Leaving out every picture, quote the data below exactly as it appears.

[Start of Source excerpt]

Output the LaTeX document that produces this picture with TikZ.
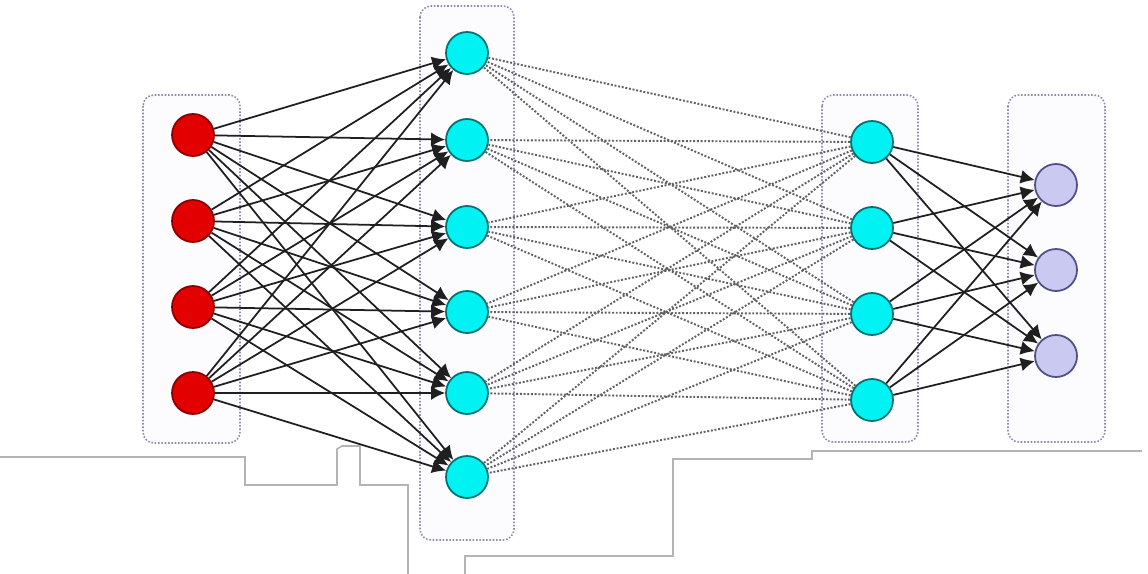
\documentclass[tikz,border=0pt]{standalone}
\usetikzlibrary{arrows.meta}
\definecolor{inred}{HTML}{E30000}
\definecolor{inredline}{HTML}{8A0000}
\definecolor{hidcyan}{HTML}{00F2F2}
\definecolor{hidline}{HTML}{007070}
\definecolor{outlav}{HTML}{C9C9F2}
\definecolor{outline}{HTML}{4F4F86}
\definecolor{boxline}{HTML}{8C8CAE}
\definecolor{cutgray}{HTML}{B4B4B4}
\tikzset{
	inp/.style={circle,draw=inredline,fill=inred,line width=1pt,minimum size=0.84cm,inner sep=0pt},
	hid/.style={circle,draw=hidline,fill=hidcyan,line width=1pt,minimum size=0.84cm,inner sep=0pt},
	outp/.style={circle,draw=outline,fill=outlav,line width=1pt,minimum size=0.84cm,inner sep=0pt},
	layerbox/.style={draw=boxline,fill=blue!1,densely dotted,line width=0.9pt,rounded corners=0.22cm},
	wsolid/.style={{Latex[length=2.8mm,width=2.8mm]}-,draw=black!88,line width=1pt},
	wdotted/.style={-,draw=black!62,densely dotted,line width=1.1pt},
	cutline/.style={draw=cutgray,line width=0.9pt}
}
\begin{document}
\begin{tikzpicture}[x=0.02cm,y=-0.02cm]
	\useasboundingbox (0,0) rectangle (1148,574);
	% layer frames
	\draw[layerbox] (143,95) rectangle (240,443);
	\draw[layerbox] (420,6) rectangle (514,540);
	\draw[layerbox] (822,95) rectangle (918,442);
	\draw[layerbox] (1008,95) rectangle (1105,442);
	% stray lines below the net
	\draw[cutline] (0,457) -- (245,457) -- (245,485) -- (337,485) -- (337,449) -- (342,446)
		-- (360,446) -- (360,485) -- (408,485) -- (408,574);
	\draw[cutline] (465,574) -- (465,556) -- (673,556) -- (673,459) -- (812,459) -- (812,451) -- (1142,451);
	% input layer
	\node[inp] (i1) at (193,135) {};
	\node[inp] (i2) at (193,221) {};
	\node[inp] (i3) at (193,307) {};
	\node[inp] (i4) at (193,393) {};
	% first hidden layer
	\node[hid] (h1) at (467,53) {}
		edge[wsolid] (i1) edge[wsolid] (i2) edge[wsolid] (i3) edge[wsolid] (i4);
	\node[hid] (h2) at (467,140) {}
		edge[wsolid] (i1) edge[wsolid] (i2) edge[wsolid] (i3) edge[wsolid] (i4);
	\node[hid] (h3) at (467,227) {}
		edge[wsolid] (i1) edge[wsolid] (i2) edge[wsolid] (i3) edge[wsolid] (i4);
	\node[hid] (h4) at (467,312) {}
		edge[wsolid] (i1) edge[wsolid] (i2) edge[wsolid] (i3) edge[wsolid] (i4);
	\node[hid] (h5) at (467,393) {}
		edge[wsolid] (i1) edge[wsolid] (i2) edge[wsolid] (i3) edge[wsolid] (i4);
	\node[hid] (h6) at (467,477) {}
		edge[wsolid] (i1) edge[wsolid] (i2) edge[wsolid] (i3) edge[wsolid] (i4);
	% second hidden layer
	\node[hid] (g1) at (872,142) {}
		edge[wdotted] (h1) edge[wdotted] (h2) edge[wdotted] (h3)
		edge[wdotted] (h4) edge[wdotted] (h5) edge[wdotted] (h6);
	\node[hid] (g2) at (872,228) {}
		edge[wdotted] (h1) edge[wdotted] (h2) edge[wdotted] (h3)
		edge[wdotted] (h4) edge[wdotted] (h5) edge[wdotted] (h6);
	\node[hid] (g3) at (872,314) {}
		edge[wdotted] (h1) edge[wdotted] (h2) edge[wdotted] (h3)
		edge[wdotted] (h4) edge[wdotted] (h5) edge[wdotted] (h6);
	\node[hid] (g4) at (872,400) {}
		edge[wdotted] (h1) edge[wdotted] (h2) edge[wdotted] (h3)
		edge[wdotted] (h4) edge[wdotted] (h5) edge[wdotted] (h6);
	% output layer
	\node[outp] (o1) at (1056,185) {}
		edge[wsolid] (g1) edge[wsolid] (g2) edge[wsolid] (g3) edge[wsolid] (g4);
	\node[outp] (o2) at (1056,270) {}
		edge[wsolid] (g1) edge[wsolid] (g2) edge[wsolid] (g3) edge[wsolid] (g4);
	\node[outp] (o3) at (1056,356) {}
		edge[wsolid] (g1) edge[wsolid] (g2) edge[wsolid] (g3) edge[wsolid] (g4);
\end{tikzpicture}
\end{document}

[End of Source excerpt]

- **Correct response**:
Output the LaTeX document that produces this picture with TikZ.
\documentclass[tikz,border=0pt]{standalone}
\usetikzlibrary{arrows.meta}
\definecolor{inred}{HTML}{E30000}
\definecolor{inredline}{HTML}{8A0000}
\definecolor{hidcyan}{HTML}{00F2F2}
\definecolor{hidline}{HTML}{007070}
\definecolor{outlav}{HTML}{C9C9F2}
\definecolor{outline}{HTML}{4F4F86}
\definecolor{boxline}{HTML}{8C8CAE}
\definecolor{cutgray}{HTML}{B4B4B4}
\tikzset{
	inp/.style={circle,draw=inredline,fill=inred,line width=1pt,minimum size=0.84cm,inner sep=0pt},
	hid/.style={circle,draw=hidline,fill=hidcyan,line width=1pt,minimum size=0.84cm,inner sep=0pt},
	outp/.style={circle,draw=outline,fill=outlav,line width=1pt,minimum size=0.84cm,inner sep=0pt},
	layerbox/.style={draw=boxline,fill=blue!1,densely dotted,line width=0.9pt,rounded corners=0.22cm},
	wsolid/.style={{Latex[length=2.8mm,width=2.8mm]}-,draw=black!88,line width=1pt},
	wdotted/.style={-,draw=black!62,densely dotted,line width=1.1pt},
	cutline/.style={draw=cutgray,line width=0.9pt}
}
\begin{document}
\begin{tikzpicture}[x=0.02cm,y=-0.02cm]
	\useasboundingbox (0,0) rectangle (1148,574);
	% layer frames
	\draw[layerbox] (143,95) rectangle (240,443);
	\draw[layerbox] (420,6) rectangle (514,540);
	\draw[layerbox] (822,95) rectangle (918,442);
	\draw[layerbox] (1008,95) rectangle (1105,442);
	% stray lines below the net
	\draw[cutline] (0,457) -- (245,457) -- (245,485) -- (337,485) -- (337,449) -- (342,446)
		-- (360,446) -- (360,485) -- (408,485) -- (408,574);
	\draw[cutline] (465,574) -- (465,556) -- (673,556) -- (673,459) -- (812,459) -- (812,451) -- (1142,451);
	% input layer
	\node[inp] (i1) at (193,135) {};
	\node[inp] (i2) at (193,221) {};
	\node[inp] (i3) at (193,307) {};
	\node[inp] (i4) at (193,393) {};
	% first hidden layer
	\node[hid] (h1) at (467,53) {}
		edge[wsolid] (i1) edge[wsolid] (i2) edge[wsolid] (i3) edge[wsolid] (i4);
	\node[hid] (h2) at (467,140) {}
		edge[wsolid] (i1) edge[wsolid] (i2) edge[wsolid] (i3) edge[wsolid] (i4);
	\node[hid] (h3) at (467,227) {}
		edge[wsolid] (i1) edge[wsolid] (i2) edge[wsolid] (i3) edge[wsolid] (i4);
	\node[hid] (h4) at (467,312) {}
		edge[wsolid] (i1) edge[wsolid] (i2) edge[wsolid] (i3) edge[wsolid] (i4);
	\node[hid] (h5) at (467,393) {}
		edge[wsolid] (i1) edge[wsolid] (i2) edge[wsolid] (i3) edge[wsolid] (i4);
	\node[hid] (h6) at (467,477) {}
		edge[wsolid] (i1) edge[wsolid] (i2) edge[wsolid] (i3) edge[wsolid] (i4);
	% second hidden layer
	\node[hid] (g1) at (872,142) {}
		edge[wdotted] (h1) edge[wdotted] (h2) edge[wdotted] (h3)
		edge[wdotted] (h4) edge[wdotted] (h5) edge[wdotted] (h6);
	\node[hid] (g2) at (872,228) {}
		edge[wdotted] (h1) edge[wdotted] (h2) edge[wdotted] (h3)
		edge[wdotted] (h4) edge[wdotted] (h5) edge[wdotted] (h6);
	\node[hid] (g3) at (872,314) {}
		edge[wdotted] (h1) edge[wdotted] (h2) edge[wdotted] (h3)
		edge[wdotted] (h4) edge[wdotted] (h5) edge[wdotted] (h6);
	\node[hid] (g4) at (872,400) {}
		edge[wdotted] (h1) edge[wdotted] (h2) edge[wdotted] (h3)
		edge[wdotted] (h4) edge[wdotted] (h5) edge[wdotted] (h6);
	% output layer
	\node[outp] (o1) at (1056,185) {}
		edge[wsolid] (g1) edge[wsolid] (g2) edge[wsolid] (g3) edge[wsolid] (g4);
	\node[outp] (o2) at (1056,270) {}
		edge[wsolid] (g1) edge[wsolid] (g2) edge[wsolid] (g3) edge[wsolid] (g4);
	\node[outp] (o3) at (1056,356) {}
		edge[wsolid] (g1) edge[wsolid] (g2) edge[wsolid] (g3) edge[wsolid] (g4);
\end{tikzpicture}
\end{document}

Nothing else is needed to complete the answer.